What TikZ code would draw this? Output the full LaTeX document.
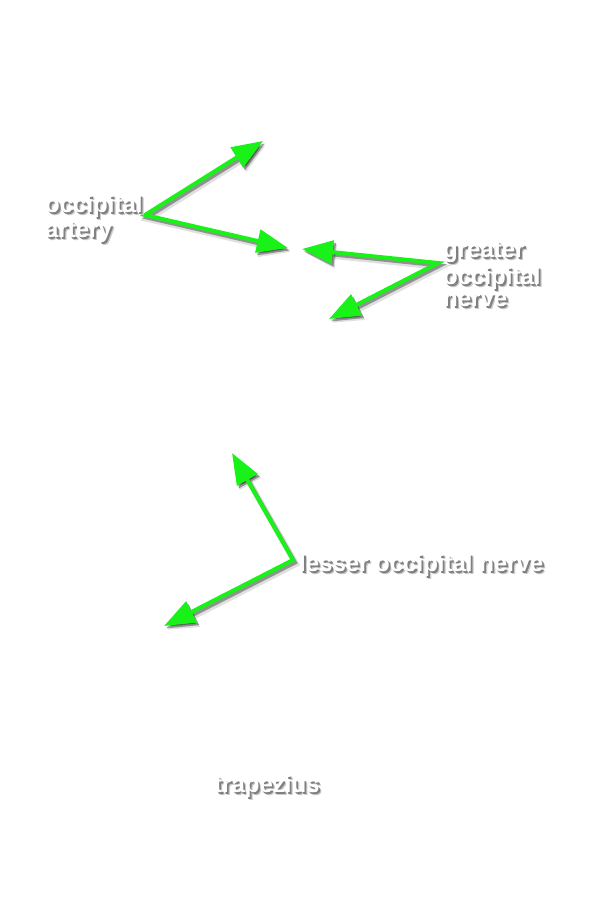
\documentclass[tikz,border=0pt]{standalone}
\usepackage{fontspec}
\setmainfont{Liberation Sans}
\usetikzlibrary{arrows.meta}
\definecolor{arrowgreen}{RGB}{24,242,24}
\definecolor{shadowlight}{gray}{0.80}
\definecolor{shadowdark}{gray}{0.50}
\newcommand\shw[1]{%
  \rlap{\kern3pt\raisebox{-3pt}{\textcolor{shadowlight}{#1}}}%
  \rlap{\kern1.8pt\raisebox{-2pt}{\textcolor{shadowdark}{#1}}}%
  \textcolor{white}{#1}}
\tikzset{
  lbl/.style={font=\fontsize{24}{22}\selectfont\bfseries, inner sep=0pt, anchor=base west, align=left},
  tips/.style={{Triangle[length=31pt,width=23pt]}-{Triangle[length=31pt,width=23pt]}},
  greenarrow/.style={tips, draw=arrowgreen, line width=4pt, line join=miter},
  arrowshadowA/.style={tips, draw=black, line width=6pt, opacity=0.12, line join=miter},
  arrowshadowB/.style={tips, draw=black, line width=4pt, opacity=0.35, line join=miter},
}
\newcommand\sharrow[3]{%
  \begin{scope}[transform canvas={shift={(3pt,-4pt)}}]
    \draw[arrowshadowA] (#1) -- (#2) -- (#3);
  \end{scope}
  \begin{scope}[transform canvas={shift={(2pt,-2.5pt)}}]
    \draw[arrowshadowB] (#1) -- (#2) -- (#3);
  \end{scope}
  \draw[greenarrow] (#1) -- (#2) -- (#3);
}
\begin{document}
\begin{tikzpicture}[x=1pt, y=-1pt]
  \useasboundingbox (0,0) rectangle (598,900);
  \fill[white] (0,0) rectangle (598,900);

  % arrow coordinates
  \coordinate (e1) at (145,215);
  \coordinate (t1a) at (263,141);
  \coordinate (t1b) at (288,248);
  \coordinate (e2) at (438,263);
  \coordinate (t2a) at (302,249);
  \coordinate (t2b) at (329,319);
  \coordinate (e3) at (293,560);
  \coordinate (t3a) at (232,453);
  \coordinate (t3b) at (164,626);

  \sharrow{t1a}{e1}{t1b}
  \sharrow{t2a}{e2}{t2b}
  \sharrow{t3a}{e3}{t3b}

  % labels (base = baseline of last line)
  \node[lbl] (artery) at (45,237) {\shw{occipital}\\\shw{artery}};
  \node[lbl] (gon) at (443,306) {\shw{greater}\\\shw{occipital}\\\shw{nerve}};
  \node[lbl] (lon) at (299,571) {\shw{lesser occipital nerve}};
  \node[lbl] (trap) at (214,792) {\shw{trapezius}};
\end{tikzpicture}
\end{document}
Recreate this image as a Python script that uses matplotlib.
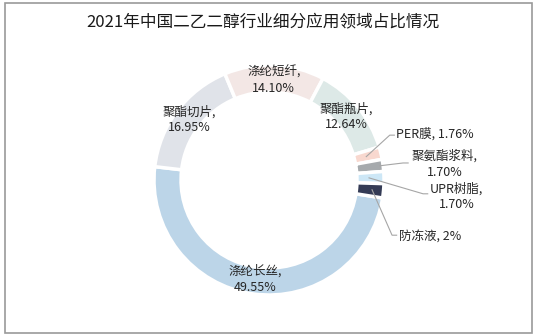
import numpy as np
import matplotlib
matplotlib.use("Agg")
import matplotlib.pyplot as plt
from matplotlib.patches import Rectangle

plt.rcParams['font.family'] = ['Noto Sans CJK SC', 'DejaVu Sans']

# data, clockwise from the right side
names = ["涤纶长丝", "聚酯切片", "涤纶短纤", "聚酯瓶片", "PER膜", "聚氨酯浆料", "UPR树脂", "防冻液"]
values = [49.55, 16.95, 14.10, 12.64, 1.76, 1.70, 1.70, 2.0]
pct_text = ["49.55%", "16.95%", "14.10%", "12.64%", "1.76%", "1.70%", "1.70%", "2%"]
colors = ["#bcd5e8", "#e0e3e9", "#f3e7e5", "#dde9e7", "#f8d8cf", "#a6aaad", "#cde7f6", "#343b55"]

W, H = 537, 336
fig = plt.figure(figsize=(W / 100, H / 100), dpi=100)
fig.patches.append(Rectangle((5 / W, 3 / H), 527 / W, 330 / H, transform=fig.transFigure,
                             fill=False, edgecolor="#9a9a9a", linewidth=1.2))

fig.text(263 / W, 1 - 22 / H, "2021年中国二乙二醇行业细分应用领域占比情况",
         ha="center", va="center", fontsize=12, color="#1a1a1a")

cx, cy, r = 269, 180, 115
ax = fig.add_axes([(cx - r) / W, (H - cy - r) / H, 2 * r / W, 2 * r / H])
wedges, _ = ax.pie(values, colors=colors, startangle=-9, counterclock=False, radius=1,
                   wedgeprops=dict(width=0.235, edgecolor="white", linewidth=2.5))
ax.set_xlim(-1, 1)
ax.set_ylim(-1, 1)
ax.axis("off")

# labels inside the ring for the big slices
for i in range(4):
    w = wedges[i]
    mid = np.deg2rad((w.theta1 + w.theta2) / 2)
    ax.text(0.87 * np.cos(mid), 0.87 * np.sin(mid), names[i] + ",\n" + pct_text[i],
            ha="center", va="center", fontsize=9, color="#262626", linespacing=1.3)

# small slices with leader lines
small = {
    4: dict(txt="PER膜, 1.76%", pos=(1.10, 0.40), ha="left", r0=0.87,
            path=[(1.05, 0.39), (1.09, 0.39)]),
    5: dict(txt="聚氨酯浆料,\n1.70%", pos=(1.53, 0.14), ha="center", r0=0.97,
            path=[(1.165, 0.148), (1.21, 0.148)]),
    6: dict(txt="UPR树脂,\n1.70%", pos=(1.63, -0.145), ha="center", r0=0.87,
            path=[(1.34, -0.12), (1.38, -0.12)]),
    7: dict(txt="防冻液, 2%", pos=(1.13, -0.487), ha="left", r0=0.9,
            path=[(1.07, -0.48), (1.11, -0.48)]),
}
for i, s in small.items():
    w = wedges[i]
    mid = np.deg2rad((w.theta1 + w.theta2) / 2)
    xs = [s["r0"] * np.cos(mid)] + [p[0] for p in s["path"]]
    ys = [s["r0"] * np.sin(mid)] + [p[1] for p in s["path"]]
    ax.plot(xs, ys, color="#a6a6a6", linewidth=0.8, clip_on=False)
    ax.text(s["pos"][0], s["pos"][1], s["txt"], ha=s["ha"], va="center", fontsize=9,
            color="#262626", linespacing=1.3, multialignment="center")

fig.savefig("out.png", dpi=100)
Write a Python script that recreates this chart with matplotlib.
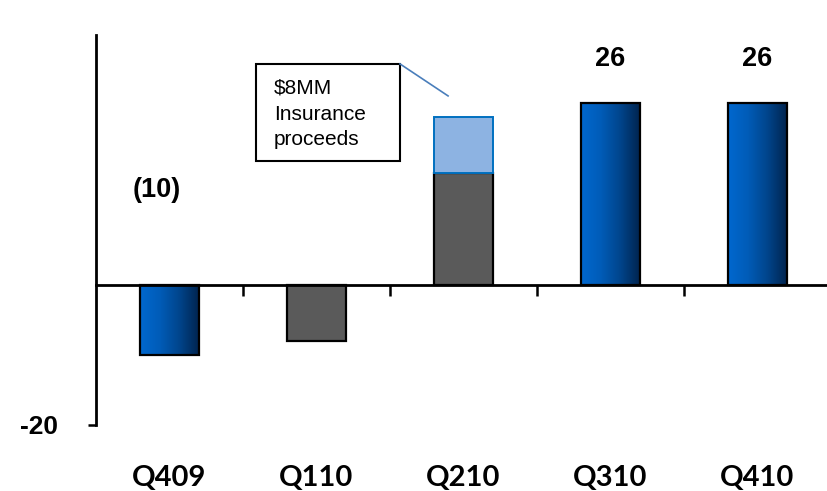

---

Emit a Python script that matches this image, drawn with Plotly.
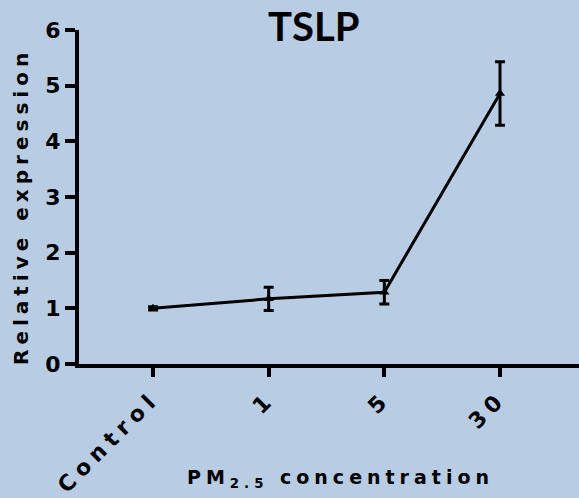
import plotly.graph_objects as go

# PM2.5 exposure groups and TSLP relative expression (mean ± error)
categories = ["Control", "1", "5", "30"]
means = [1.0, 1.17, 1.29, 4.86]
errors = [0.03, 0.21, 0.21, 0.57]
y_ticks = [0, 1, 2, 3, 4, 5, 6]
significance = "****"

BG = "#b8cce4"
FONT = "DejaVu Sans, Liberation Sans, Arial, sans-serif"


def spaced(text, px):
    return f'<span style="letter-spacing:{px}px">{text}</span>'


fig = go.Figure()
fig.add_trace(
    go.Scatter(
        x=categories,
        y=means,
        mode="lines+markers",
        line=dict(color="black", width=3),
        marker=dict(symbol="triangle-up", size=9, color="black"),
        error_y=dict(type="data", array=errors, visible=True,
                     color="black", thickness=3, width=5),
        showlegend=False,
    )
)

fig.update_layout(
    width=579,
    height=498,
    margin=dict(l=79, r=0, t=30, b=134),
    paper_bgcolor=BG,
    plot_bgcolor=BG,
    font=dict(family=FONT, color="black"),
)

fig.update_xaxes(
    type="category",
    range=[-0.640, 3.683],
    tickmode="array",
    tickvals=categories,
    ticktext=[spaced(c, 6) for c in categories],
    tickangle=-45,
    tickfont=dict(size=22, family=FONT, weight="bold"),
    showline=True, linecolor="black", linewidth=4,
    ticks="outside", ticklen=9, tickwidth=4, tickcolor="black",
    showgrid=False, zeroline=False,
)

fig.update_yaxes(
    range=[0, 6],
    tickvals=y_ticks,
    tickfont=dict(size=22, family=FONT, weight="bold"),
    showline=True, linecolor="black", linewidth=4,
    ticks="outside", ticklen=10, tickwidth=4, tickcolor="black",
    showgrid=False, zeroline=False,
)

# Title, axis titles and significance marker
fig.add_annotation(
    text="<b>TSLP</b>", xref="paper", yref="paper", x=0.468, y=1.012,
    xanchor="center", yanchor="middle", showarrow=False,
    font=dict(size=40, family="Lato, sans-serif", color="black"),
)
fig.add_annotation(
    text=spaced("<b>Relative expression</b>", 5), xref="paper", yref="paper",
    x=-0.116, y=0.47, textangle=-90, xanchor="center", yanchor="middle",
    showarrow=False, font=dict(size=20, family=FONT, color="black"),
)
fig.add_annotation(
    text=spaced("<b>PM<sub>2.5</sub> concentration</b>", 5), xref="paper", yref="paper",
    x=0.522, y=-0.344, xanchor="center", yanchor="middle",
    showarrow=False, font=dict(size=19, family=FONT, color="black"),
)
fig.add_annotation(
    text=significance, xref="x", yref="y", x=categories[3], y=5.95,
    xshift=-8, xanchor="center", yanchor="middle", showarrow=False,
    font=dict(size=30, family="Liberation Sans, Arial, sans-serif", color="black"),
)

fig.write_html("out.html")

--

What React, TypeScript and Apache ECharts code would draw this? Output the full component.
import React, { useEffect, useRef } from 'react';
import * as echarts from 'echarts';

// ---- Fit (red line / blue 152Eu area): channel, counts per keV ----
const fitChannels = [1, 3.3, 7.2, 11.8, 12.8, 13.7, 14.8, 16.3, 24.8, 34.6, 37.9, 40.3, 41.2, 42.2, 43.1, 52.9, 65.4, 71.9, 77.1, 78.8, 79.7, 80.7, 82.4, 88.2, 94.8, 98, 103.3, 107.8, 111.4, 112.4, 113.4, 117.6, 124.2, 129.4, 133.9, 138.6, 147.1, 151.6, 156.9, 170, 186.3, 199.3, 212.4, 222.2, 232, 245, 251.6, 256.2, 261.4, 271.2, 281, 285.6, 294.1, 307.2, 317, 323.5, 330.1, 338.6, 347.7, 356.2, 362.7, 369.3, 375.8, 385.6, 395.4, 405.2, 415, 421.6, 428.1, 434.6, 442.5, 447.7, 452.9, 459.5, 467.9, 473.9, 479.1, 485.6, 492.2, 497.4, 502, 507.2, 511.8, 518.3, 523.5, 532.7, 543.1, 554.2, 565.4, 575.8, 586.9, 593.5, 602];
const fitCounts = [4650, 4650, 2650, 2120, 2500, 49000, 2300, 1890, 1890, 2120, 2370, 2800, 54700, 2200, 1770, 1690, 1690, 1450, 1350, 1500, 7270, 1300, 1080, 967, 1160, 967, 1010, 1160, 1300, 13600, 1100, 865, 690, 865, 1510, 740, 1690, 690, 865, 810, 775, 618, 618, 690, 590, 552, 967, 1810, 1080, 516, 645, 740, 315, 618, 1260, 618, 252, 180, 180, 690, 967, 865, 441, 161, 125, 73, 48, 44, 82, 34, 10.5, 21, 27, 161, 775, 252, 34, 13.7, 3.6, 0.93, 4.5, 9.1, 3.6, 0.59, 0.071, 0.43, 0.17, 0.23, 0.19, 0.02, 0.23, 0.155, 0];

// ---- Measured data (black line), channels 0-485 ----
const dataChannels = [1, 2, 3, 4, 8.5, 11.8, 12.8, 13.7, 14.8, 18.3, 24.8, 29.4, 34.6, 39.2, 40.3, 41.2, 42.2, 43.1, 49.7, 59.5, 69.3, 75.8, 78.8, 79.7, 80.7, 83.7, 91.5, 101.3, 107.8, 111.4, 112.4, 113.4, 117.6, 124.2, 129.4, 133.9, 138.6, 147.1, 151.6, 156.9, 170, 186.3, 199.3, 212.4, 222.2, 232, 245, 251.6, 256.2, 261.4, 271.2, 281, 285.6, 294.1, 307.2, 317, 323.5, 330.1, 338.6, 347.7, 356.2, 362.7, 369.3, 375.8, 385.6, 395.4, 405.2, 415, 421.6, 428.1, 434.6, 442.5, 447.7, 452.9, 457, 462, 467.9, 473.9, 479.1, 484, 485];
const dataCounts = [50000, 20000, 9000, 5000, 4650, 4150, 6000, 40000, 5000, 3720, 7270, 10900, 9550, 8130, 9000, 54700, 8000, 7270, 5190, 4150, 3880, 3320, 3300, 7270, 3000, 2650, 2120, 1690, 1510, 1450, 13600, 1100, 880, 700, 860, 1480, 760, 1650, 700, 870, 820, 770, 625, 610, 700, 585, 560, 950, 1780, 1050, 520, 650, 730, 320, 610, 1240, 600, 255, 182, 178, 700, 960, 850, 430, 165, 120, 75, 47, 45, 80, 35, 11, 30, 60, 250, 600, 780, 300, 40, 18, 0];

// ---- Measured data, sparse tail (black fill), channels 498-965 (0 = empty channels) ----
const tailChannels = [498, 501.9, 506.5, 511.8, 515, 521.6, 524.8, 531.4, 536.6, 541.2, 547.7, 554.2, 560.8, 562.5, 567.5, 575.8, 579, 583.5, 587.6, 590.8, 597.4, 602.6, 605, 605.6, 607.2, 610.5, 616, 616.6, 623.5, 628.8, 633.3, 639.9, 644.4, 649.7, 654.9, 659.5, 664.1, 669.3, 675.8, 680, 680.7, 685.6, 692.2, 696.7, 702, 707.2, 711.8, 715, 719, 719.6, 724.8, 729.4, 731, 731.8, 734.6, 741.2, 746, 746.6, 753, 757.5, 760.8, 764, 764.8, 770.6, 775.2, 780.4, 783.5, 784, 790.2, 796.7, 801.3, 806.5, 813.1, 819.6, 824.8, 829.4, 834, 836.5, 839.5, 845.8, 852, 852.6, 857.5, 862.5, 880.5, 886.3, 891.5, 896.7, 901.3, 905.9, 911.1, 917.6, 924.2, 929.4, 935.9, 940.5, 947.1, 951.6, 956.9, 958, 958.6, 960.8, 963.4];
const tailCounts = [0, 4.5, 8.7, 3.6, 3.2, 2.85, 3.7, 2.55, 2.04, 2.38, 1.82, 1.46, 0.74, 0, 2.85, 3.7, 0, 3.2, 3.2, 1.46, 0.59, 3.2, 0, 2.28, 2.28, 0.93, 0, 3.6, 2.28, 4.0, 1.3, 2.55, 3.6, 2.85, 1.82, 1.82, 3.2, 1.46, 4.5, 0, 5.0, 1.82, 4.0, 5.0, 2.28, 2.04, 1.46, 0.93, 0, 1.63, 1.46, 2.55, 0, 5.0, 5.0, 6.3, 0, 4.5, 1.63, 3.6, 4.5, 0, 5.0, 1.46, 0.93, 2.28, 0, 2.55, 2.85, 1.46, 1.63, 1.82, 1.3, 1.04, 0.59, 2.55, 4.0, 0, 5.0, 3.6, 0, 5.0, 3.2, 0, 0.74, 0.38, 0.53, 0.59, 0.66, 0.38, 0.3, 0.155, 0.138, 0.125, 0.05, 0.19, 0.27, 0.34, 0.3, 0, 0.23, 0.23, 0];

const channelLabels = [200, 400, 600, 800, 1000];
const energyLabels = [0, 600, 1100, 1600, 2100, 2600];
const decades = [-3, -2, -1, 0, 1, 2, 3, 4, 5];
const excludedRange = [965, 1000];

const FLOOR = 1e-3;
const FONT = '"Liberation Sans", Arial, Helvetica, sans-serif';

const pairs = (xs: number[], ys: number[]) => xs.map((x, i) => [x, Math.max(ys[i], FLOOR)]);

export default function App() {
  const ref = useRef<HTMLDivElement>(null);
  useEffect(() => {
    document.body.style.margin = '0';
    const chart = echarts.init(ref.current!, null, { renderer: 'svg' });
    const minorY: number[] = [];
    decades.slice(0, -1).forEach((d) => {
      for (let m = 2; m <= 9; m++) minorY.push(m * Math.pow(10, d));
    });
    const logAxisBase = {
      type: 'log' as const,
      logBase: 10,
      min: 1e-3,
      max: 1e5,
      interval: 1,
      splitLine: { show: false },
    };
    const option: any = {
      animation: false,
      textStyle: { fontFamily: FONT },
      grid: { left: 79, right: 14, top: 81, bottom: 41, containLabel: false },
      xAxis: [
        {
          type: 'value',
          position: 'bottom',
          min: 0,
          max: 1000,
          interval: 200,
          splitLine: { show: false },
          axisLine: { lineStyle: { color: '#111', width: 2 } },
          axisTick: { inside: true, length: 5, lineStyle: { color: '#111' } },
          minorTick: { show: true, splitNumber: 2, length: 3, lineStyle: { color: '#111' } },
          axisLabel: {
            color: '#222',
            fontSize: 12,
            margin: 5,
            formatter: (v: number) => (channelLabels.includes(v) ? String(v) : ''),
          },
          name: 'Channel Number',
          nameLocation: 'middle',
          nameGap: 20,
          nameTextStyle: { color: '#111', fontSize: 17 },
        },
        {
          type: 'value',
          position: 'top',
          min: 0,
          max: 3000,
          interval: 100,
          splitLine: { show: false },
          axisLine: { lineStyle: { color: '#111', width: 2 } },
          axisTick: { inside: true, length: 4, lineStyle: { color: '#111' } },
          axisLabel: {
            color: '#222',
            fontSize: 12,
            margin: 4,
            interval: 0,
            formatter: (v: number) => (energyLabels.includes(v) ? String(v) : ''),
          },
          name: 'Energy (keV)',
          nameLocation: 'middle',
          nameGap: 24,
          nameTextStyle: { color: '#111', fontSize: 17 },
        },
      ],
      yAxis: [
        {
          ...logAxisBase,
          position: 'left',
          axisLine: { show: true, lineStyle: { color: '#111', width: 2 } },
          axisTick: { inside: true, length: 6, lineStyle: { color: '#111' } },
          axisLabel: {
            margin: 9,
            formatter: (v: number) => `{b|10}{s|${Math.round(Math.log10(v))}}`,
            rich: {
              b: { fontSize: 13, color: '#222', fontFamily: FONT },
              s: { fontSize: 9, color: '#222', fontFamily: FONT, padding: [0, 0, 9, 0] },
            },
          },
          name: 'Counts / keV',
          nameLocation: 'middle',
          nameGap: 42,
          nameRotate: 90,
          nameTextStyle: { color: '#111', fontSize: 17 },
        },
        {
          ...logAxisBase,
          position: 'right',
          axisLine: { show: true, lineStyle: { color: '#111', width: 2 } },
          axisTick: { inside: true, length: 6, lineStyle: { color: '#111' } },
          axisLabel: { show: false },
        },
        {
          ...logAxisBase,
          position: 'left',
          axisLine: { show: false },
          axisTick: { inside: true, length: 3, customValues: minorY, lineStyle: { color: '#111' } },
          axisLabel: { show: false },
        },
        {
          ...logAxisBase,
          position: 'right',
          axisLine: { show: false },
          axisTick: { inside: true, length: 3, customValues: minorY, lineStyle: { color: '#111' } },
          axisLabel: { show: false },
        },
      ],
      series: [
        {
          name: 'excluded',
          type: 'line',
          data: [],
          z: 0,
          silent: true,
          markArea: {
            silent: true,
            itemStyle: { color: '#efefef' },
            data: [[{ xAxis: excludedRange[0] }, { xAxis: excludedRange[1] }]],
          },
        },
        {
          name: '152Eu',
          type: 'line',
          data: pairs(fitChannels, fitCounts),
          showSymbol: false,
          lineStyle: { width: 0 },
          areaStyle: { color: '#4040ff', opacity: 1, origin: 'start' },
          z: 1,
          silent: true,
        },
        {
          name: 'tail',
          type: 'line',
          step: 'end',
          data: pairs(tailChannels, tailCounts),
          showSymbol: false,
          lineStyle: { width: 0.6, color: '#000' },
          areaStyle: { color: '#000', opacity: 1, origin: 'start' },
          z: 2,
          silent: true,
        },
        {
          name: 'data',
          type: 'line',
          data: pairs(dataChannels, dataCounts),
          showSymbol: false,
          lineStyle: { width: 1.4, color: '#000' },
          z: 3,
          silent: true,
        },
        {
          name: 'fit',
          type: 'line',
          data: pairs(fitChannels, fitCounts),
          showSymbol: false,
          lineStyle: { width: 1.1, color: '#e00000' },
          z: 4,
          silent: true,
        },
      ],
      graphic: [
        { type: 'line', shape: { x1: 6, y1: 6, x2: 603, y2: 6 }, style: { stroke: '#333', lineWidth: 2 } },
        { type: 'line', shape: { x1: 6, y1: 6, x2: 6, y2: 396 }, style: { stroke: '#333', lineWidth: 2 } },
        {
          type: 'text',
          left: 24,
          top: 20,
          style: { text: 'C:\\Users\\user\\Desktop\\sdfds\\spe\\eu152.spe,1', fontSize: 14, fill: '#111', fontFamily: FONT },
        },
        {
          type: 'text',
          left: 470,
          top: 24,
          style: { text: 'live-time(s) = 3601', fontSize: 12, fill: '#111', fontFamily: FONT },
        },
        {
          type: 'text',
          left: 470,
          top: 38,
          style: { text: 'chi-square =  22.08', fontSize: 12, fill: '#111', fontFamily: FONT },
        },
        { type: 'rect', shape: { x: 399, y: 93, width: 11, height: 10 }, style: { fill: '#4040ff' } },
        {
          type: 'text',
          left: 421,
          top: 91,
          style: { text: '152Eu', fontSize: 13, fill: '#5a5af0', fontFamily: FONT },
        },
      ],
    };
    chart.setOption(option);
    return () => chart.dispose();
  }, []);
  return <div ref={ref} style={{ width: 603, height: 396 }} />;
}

• What needs to be done
Your task is to transcribe only the lines from the line containing "What React, TypeScript" through the line containing "import * as echarts from 'echarts';", word for word.

• The completed task
What React, TypeScript and Apache ECharts code would draw this? Output the full component.
import React, { useEffect, useRef } from 'react';
import * as echarts from 'echarts';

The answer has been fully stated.